タリバンと麻薬

http://d.hatena.ne.jp/uumin3/20070725#p3
http://d.hatena.ne.jp/uumin3/20070724#p2

私はタリバンが麻薬売買によって活動資金を作っているという話を聞いたときから、彼らに同情的にはなれません。

という記述を見て少し考えました。

小熊英二の「民主と愛国」によると、中国共産党を除く軍閥(国民党や日本軍を含む)は麻薬を資金源としていたようです。
そして、当時の日本軍の麻薬政策に批判的な日本人の文章を引いているのですが、小熊さんは現代の感覚に歪められていないのだろうか、と思ったのです。
つまり、酒やタバコに対して麻薬がどの程度悪だと「その当時」されていたのか、という点で逆に誤解がありそうだということです。


アヘンを赤ん坊に呑ませる習慣はイギリスでも19世紀まであった記憶があります。
少なくとも産業革命後の労働者階級の風習としてあったことは世界史の教科書にもあったと思います。

100年ほど前,アヘンは赤ん坊を泣き止ませるためや,歯痛を和らげるためなど,ごくごく日常的に用いられていたと言われている。

http://d.hatena.ne.jp/Mephistopheles/20070713/1184343844
で、探したのだけれども、アヘン戦争がノイズになって見つけられたのは上だけでした。
イギリス法で opium を調べれば分かるかな…

つまり、

アフガニスタン、中でも東北部バダクシャン州などに住むイスラム教徒社会や北部のトルクメン人社会では何世紀もの昔から、子どもにアヘンを与える風習がある。

http://d.hatena.ne.jp/oguogu/20060904/1157356079
にあるライブドアニュースからの引用は真実でも誤解を与える表現でしょう。



それで結論。

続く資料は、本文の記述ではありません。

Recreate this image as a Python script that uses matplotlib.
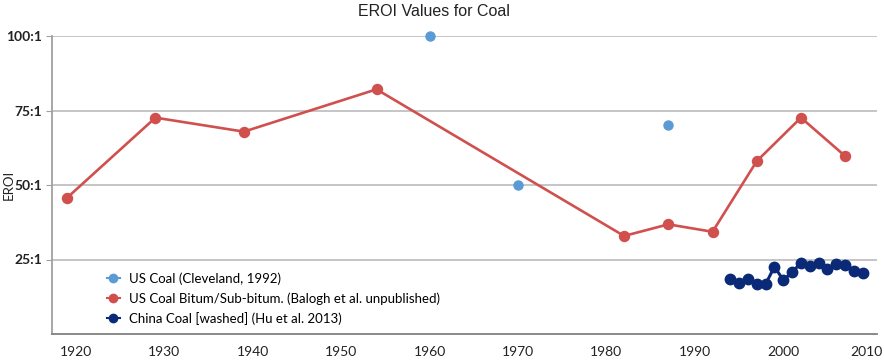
import matplotlib
matplotlib.use("Agg")
import matplotlib.pyplot as plt
from matplotlib.transforms import ScaledTranslation

# Data
cleveland_years = [1960, 1970, 1987]
cleveland_eroi = [100, 50, 70]

balogh_years = [1919, 1929, 1939, 1954, 1982, 1987, 1992, 1997, 2002, 2007]
balogh_eroi = [45.7, 72.6, 67.9, 82.1, 32.9, 36.8, 34.3, 58.0, 72.6, 59.7]

china_years = [1994, 1995, 1996, 1997, 1998, 1999, 2000, 2001, 2002, 2003,
               2004, 2005, 2006, 2007, 2008, 2009]
china_eroi = [18.4, 17.2, 18.4, 16.7, 16.7, 22.6, 18.1, 20.7, 23.9, 22.8,
              23.7, 21.8, 23.5, 23.2, 21.2, 20.6]

x_ticks = [1920, 1930, 1940, 1950, 1960, 1970, 1980, 1990, 2000, 2010]
y_ticks = [25, 50, 75, 100]
y_tick_labels = ["25:1", "50:1", "75:1", "100:1"]

series_labels = ["US Coal (Cleveland, 1992)",
                 "US Coal Bitum/Sub-bitum. (Balogh et al. unpublished)",
                 "China Coal [washed] (Hu et al. 2013)"]

c_blue = "#5B9BD5"
c_red = "#D0504D"
c_navy = "#0A2A78"
c_grid = "#C0C0C0"
c_axis = "#A0A0A0"

plt.rcParams['font.family'] = ['Lato', 'DejaVu Sans']

fig = plt.figure(figsize=(8.84, 3.61), dpi=100)
ax = fig.add_axes([52/884, 1-334/361, (877-52)/884, (334-36)/361])

ax.plot(cleveland_years, cleveland_eroi, linestyle='none', marker='o',
        markersize=6.5, color=c_blue, label=series_labels[0], zorder=3)
ax.plot(balogh_years, balogh_eroi, linestyle='-', linewidth=1.9, marker='o',
        markersize=7.2, color=c_red, label=series_labels[1], zorder=3)
ax.plot(china_years, china_eroi, linestyle='-', linewidth=2.2, marker='o',
        markersize=7.5, color=c_navy, label=series_labels[2], zorder=4)

ax.set_xlim(1917.3, 2010.6)
ax.set_ylim(0, 100)
ax.set_xticks(x_ticks)
ax.set_yticks(y_ticks)
ax.set_yticklabels(y_tick_labels)
ax.yaxis.grid(True, color=c_grid, linewidth=1.3)
ax.set_axisbelow(True)

for s in ['top', 'right']:
    ax.spines[s].set_visible(False)
ax.spines['left'].set_color(c_axis)
ax.spines['left'].set_linewidth(1.3)
ax.spines['bottom'].set_color('#808080')
ax.spines['bottom'].set_linewidth(1.3)

ax.tick_params(axis='x', length=0, pad=9, labelsize=10, labelcolor='#222222')
ax.tick_params(axis='y', length=4, color=c_axis, pad=3, labelsize=10,
               labelcolor='#222222')
for lbl in ax.get_yticklabels():
    lbl.set_fontweight('bold')

# nudge the last x tick label left so it stays inside the figure
xlabels = ax.get_xticklabels()
xlabels[-1].set_transform(xlabels[-1].get_transform() +
                          ScaledTranslation(-5/100, 0, fig.dpi_scale_trans))

ax.set_ylabel("EROI", fontsize=9.5, color='#222222')
ax.yaxis.set_label_coords(-0.045, 0.5)

for line in ax.get_lines():
    line.set_clip_on(False)

leg = ax.legend(loc='lower left', bbox_to_anchor=(0.055, 0.0), frameon=False,
                fontsize=9.5, handlelength=1.0, handletextpad=0.7,
                labelspacing=0.55, borderaxespad=0.3)
for h in leg.legend_handles:
    h.set_markersize(6)
    h.set_linewidth(1.5)
    h.set_linestyle('-')

fig.text(434/884, 1-12/361, "EROI Values for Coal", ha='center', va='center',
         fontsize=11.5, family=['Liberation Sans', 'DejaVu Sans'],
         color='#222222')

fig.savefig("out.png", dpi=100)
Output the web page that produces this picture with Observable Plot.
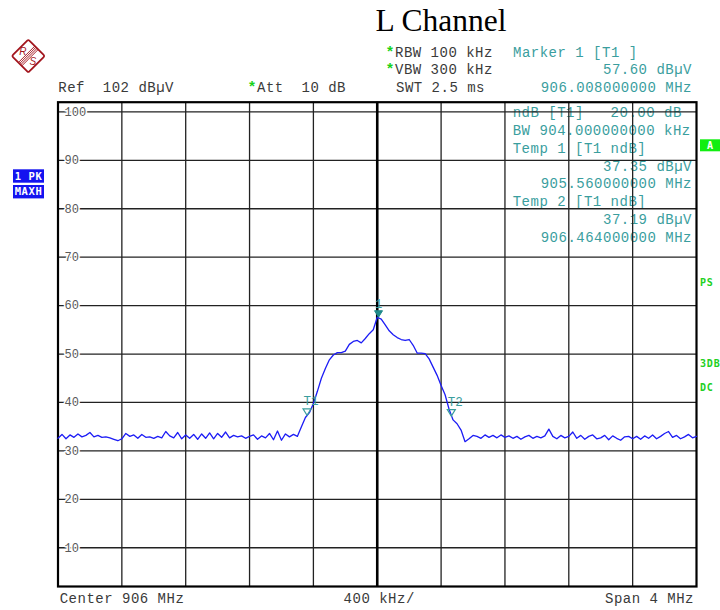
<!DOCTYPE html>
<html><head><meta charset="utf-8">
<script src="https://cdn.jsdelivr.net/npm/d3@7"></script>
<script src="https://cdn.jsdelivr.net/npm/@observablehq/plot@0.6"></script>
<style>body{margin:0;background:#fff;} #chart{position:relative;width:720px;height:610px;} svg text{white-space:pre;}</style>
</head><body><div id="chart"></div>
<script>
// ---- data ----
const freqStart = 904;      // MHz, first sweep point
const freqStep = 0.025;     // MHz between sweep points
const levels = [
  32.6,33.4,32.5,33.3,32.8,33.5,32.9,33.2,33.8,32.9,
  33.2,32.8,32.9,32.7,32.4,32.1,32.5,33.6,33.0,33.3,
  32.6,33.4,32.8,32.9,32.6,33.0,32.7,34.0,33.1,32.7,
  33.8,32.5,33.3,32.6,33.4,32.4,33.5,32.6,33.7,32.5,
  33.6,32.8,33.9,32.7,33.2,32.9,33.1,32.6,33.0,33.3,
  32.4,33.1,32.7,33.6,32.3,34.1,32.2,33.5,32.9,
  33.4,33.0,35.0,36.9,37.9,39.8,42.3,45.0,47.0,48.8,49.8,
  50.3,50.3,50.6,52.0,52.6,52.8,52.3,53.2,54.2,55.0,
  57.6,57.2,56.0,54.8,54.0,53.4,53.0,52.8,53.0,51.8,
  50.2,50.2,50.1,49.0,47.3,45.6,43.5,41.6,38.6,36.4,
  35.6,34.3,31.9,32.5,33.2,
  33.0,32.6,33.3,32.8,33.2,32.7,33.3,32.8,33.1,32.6,
  33.0,32.4,32.9,33.2,32.6,33.0,32.7,33.1,34.5,33.0,
  32.5,33.2,32.7,33.0,33.9,32.6,33.2,32.4,33.0,33.3,
  32.5,32.7,33.2,32.3,33.1,32.6,32.2,32.9,33.0,32.5,
  33.0,32.4,33.1,32.6,33.3,32.5,33.0,33.6,34.0,32.8,
  33.2,32.5,32.9,33.4,32.7,33.0
];
const xDomain = [904, 908];
const yDomain = [2, 102];
const xGridTicks = [904.4, 904.8, 905.2, 905.6, 906.4, 906.8, 907.2, 907.6];
const xCenterTick = [906];
const yTicks = [10, 20, 30, 40, 50, 60, 70, 80, 90, 100];
const markerFreq = [906.008, 905.560, 906.464];
const markerLevel = [57.60, 37.35, 37.19];
const markerLabel = ["1", "T1", "T2"];

const titleText = "L Channel";
const headerLeft = ["Ref  102 dB\u00b5V", "Att  10 dB"];
const headerMid = ["RBW 100 kHz", "VBW 300 kHz", "SWT 2.5 ms"];
const headerRight = ["Marker 1 [T1 ]", "57.60 dB\u00b5V", "906.008000000 MHz"];
const boxLines = ["ndB [T1]   20.00 dB", "BW 904.000000000 kHz", "Temp 1 [T1 ndB]",
  "37.35 dB\u00b5V", "905.560000000 MHz", "Temp 2 [T1 ndB]", "37.19 dB\u00b5V", "906.464000000 MHz"];
const footer = ["Center 906 MHz", "400 kHz/", "Span 4 MHz"];
const sideLeft = ["1 PK", "MAXH"];
const sideRight = ["A", "PS", "3DB", "DC"];

// ---- build ----
const trace = levels.map((v, i) => ({f: freqStart + i * freqStep, v}));
const mono = "Liberation Mono, DejaVu Sans Mono, monospace";
const teal = "#3a9e9e";
const downTri = {draw(ctx) { ctx.moveTo(0, 0); ctx.lineTo(-4, -6.5); ctx.lineTo(4, -6.5); ctx.closePath(); }};

const chart = Plot.plot({
  width: 720, height: 610,
  marginLeft: 57.5, marginRight: 24, marginTop: 101.7, marginBottom: 24,
  x: {domain: xDomain, axis: null},
  y: {domain: yDomain, axis: null},
  marks: [
    Plot.ruleX(xGridTicks, {x: d => d, stroke: "#222", strokeWidth: 1.3}),
    Plot.ruleY(yTicks, {y: d => d, stroke: "#222", strokeWidth: 1.3}),
    Plot.ruleX(xCenterTick, {x: d => d, stroke: "#000", strokeWidth: 2.6}),
    Plot.text(yTicks, {x: xDomain[0], y: d => d, text: d => String(d), textAnchor: "start", dx: 6.5,
      fill: "#5a5a5a", stroke: "white", strokeWidth: 3, fontFamily: mono, fontSize: 12}),
    Plot.frame({stroke: "#000", strokeWidth: 2.2}),
    Plot.line(trace, {x: "f", y: "v", stroke: "#1c1cf5", strokeWidth: 1.3}),
    Plot.dot([0], {x: i => markerFreq[i], y: i => markerLevel[i], symbol: downTri, fill: "#1f8a8a", stroke: "#1f8a8a", strokeWidth: 1}),
    Plot.dot([1, 2], {x: i => markerFreq[i], y: i => markerLevel[i], symbol: downTri, fill: "none", stroke: teal, strokeWidth: 1.2}),
    Plot.text([0], {x: i => markerFreq[i], y: i => markerLevel[i], text: i => markerLabel[i], dy: -13.5,
      fill: teal, fontFamily: mono, fontSize: 12}),
    Plot.text([1, 2], {x: i => markerFreq[i], y: i => markerLevel[i], text: i => markerLabel[i], dy: -14.5, dx: 4,
      fill: teal, fontFamily: mono, fontSize: 12.5})
  ]
});
document.getElementById("chart").append(chart);

const svg = d3.select(chart);
const ann = svg.insert("g", ":first-child");
function txt(g, x, y, s, o = {}) {
  return g.append("text").attr("x", x).attr("y", y).attr("xml:space", "preserve")
    .attr("text-anchor", o.anchor || "start")
    .attr("font-family", o.family || mono)
    .attr("font-size", o.size || 14)
    .attr("font-weight", o.weight || "normal")
    .attr("letter-spacing", o.ls == null ? 0.5 : o.ls)
    .attr("fill", o.fill || "#3a3a3a")
    .text(s);
}
// title
txt(ann, 441, 31, titleText, {anchor: "middle", family: "Liberation Serif, Times New Roman, serif", size: 31.5, fill: "#000", ls: 0});
// header
const star = {fill: "#19d219", size: 15, weight: "bold", ls: 0};
txt(ann, 58.3, 92.3, headerLeft[0]);
txt(ann, 247.5, 92.3, "*", star);
txt(ann, 257, 92.3, headerLeft[1]);
txt(ann, 385.5, 56.7, "*", star);
txt(ann, 395, 56.7, headerMid[0]);
txt(ann, 385.5, 74.2, "*", star);
txt(ann, 395, 74.2, headerMid[1]);
txt(ann, 396, 92.3, headerMid[2]);
txt(ann, 513, 56.7, headerRight[0], {fill: teal});
txt(ann, 692, 74.2, headerRight[1], {fill: teal, anchor: "end"});
txt(ann, 692, 92.3, headerRight[2], {fill: teal, anchor: "end"});
// marker box lines inside plot
const boxY = [116.7, 134.5, 152.5, 170.5, 188.3, 206.2, 224, 241.8];
const boxRight = [false, false, false, true, true, false, true, true];
boxLines.forEach((s, i) => {
  if (boxRight[i]) txt(ann, 692, boxY[i], s, {fill: teal, anchor: "end"});
  else txt(ann, 512.7, boxY[i], s, {fill: teal});
});
// footer
txt(ann, 59.7, 602.5, footer[0]);
txt(ann, 343.6, 602.5, footer[1]);
txt(ann, 694, 602.5, footer[2], {anchor: "end"});
// left side blue boxes
const sb = svg.append("g");
[[169.3, sideLeft[0]], [185, sideLeft[1]]].forEach(([y, s]) => {
  sb.append("rect").attr("x", 13).attr("y", y).attr("width", 31).attr("height", 13.4).attr("fill", "#1414f0");
  txt(sb, 28.5, y + 10.3, s, {anchor: "middle", fill: "#fff", size: 10.5, weight: "bold", family: "DejaVu Sans Mono, monospace", ls: 0.6});
});
// right side green
sb.append("rect").attr("x", 700).attr("y", 139.3).attr("width", 20).attr("height", 12).attr("fill", "#11ee11");
txt(sb, 710, 149, sideRight[0], {anchor: "middle", fill: "#fff", size: 10, weight: "bold", family: "DejaVu Sans Mono, monospace", ls: 0});
txt(sb, 700, 285.5, sideRight[1], {fill: "#22d022", size: 10, weight: "bold", family: "DejaVu Sans Mono, monospace", ls: 0.8});
txt(sb, 700, 367, sideRight[2], {fill: "#22d022", size: 10, weight: "bold", family: "DejaVu Sans Mono, monospace", ls: 0.8});
txt(sb, 700, 391, sideRight[3], {fill: "#22d022", size: 10, weight: "bold", family: "DejaVu Sans Mono, monospace", ls: 0.8});
// R&S logo
const logoColor = "#a3161e";
const lg = svg.append("g").attr("transform", "translate(28.3,56)");
const lr = lg.append("g").attr("transform", "rotate(45)");
lr.append("rect").attr("x", -11.6).attr("y", -11.6).attr("width", 23.2).attr("height", 23.2).attr("rx", 1.5)
  .attr("fill", "none").attr("stroke", logoColor).attr("stroke-width", 1.8);
[-2.4, -0.8, 0.8, 2.4].forEach(x => {
  lr.append("line").attr("x1", x).attr("x2", x).attr("y1", -11.6).attr("y2", 11.6)
    .attr("stroke", logoColor).attr("stroke-width", 0.9);
});
lg.append("text").attr("x", -5.5).attr("y", -1.5).attr("text-anchor", "middle").attr("font-family", "Liberation Sans, sans-serif")
  .attr("font-size", 10).attr("font-style", "italic").attr("fill", logoColor).text("R");
lg.append("text").attr("x", 4.5).attr("y", 9).attr("text-anchor", "middle").attr("font-family", "Liberation Sans, sans-serif")
  .attr("font-size", 10).attr("font-style", "italic").attr("fill", logoColor).text("S");
</script>
</body></html>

どの中毒性のある嗜好品を禁止するか、というのは極めて政治的なものでしょう。少なくとも、軍閥(支配勢力といったほうが適切か)が資金源として麻薬を用いるのは50年前に中国で見られたことであり、アヘンの赤ん坊への投与は100年前のイギリスで自然であったことです。アフガニスタンの乳児死亡率がほぼ日本の大正時代に相当することを考えれば、日本とアフガニスタンの空間的な差は、日本での90年ほどの時間的な差に相当するのでしょう。麻薬売買即悪という判断は、2000年前後の日本の文化環境に強く影響されているから下せたものです。
もちろん、私も上の文化環境に強く影響されていますから、将来的に資金源としての麻薬が肯定されるとは思えません。


でも、たとえば武器輸出国に比べてどちらがより悪いか、という判断が300年後の世界で引っくり返っていないという確信ができますか。「同情的になれない」ほどの大きなことではないのではないでしょうか。